Felicity Ashbee begins her memoir with her family’s journey to Jerusalem. She writes: “It was rather frightening and at the same time there was a thrill of excitement in looking down into the water through the little square holes of the steps. Felicity clutched the rail with a small nervous hand and set her feet firmly one another over the transparencies.” Told in third person narration from beginning to end, Felicity Ashbee’s lyrical memoir paints a portrait of post- WWI Jerusalem through the eyes of a young British girl. As her father pioneered for four years to restore the city architecturally and artistically, young Felicity experienced childhood during Jerusalem’s “golden age of restoration,” a time when religious faiths were at ease with one another. She expressively portrays contradictions present in her life and the city surrounding her. She shows how her father, despite his progressive ideas for restoration, remained unwilling to provide a proper education for his four daughters. Nevertheless, the girls learn to express themselves through the example of their mother, who was ahead of her times. Ashbee poignantly describes how her hair was once cut into a short boyish crop, giving her the hope that she would transform into a boy and please her father. Years later she remembered her sense of disillusion when Abou Saleem told her mother that four daughters don’t count, that only a son brings joy to the family. He simply shrugged his shoulders in pity when Mrs. Ashbee said she preferred having daughters.
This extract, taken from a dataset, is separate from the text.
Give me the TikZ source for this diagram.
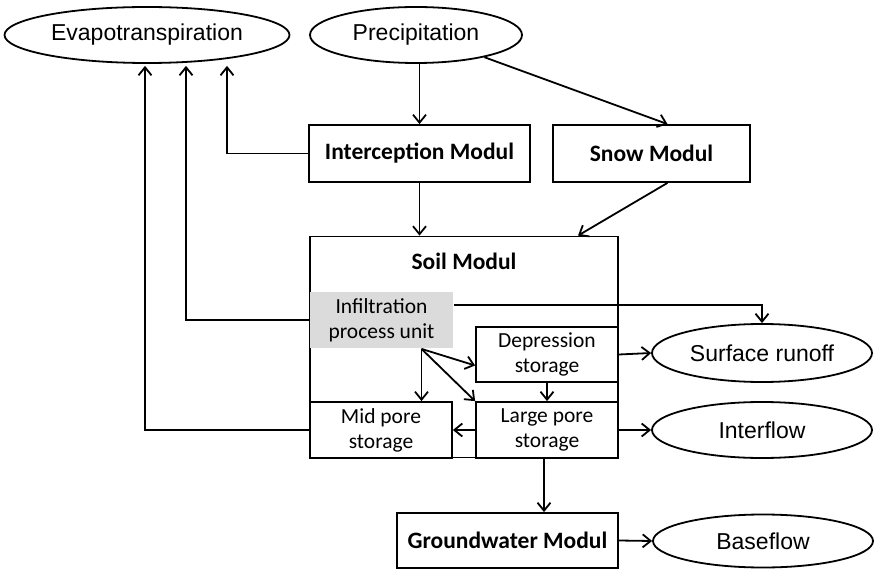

These memories and impressions are subtly juxtaposed with images of Jerusalem as Felicity experienced it, once again grounding us back in time and place. Her innocent childlike perceptions of her new milieu are told against a constant and poignant historical background, which makes this memoir all the more powerful and unique. Even her family archival photographs interspersed throughout the memoir share their space with photographs of Jerusalem. Indeed, Jerusalem is the central character in her memoir.
 
This review appeared in Al Jadid, Vol. 16, No. 63, 2010.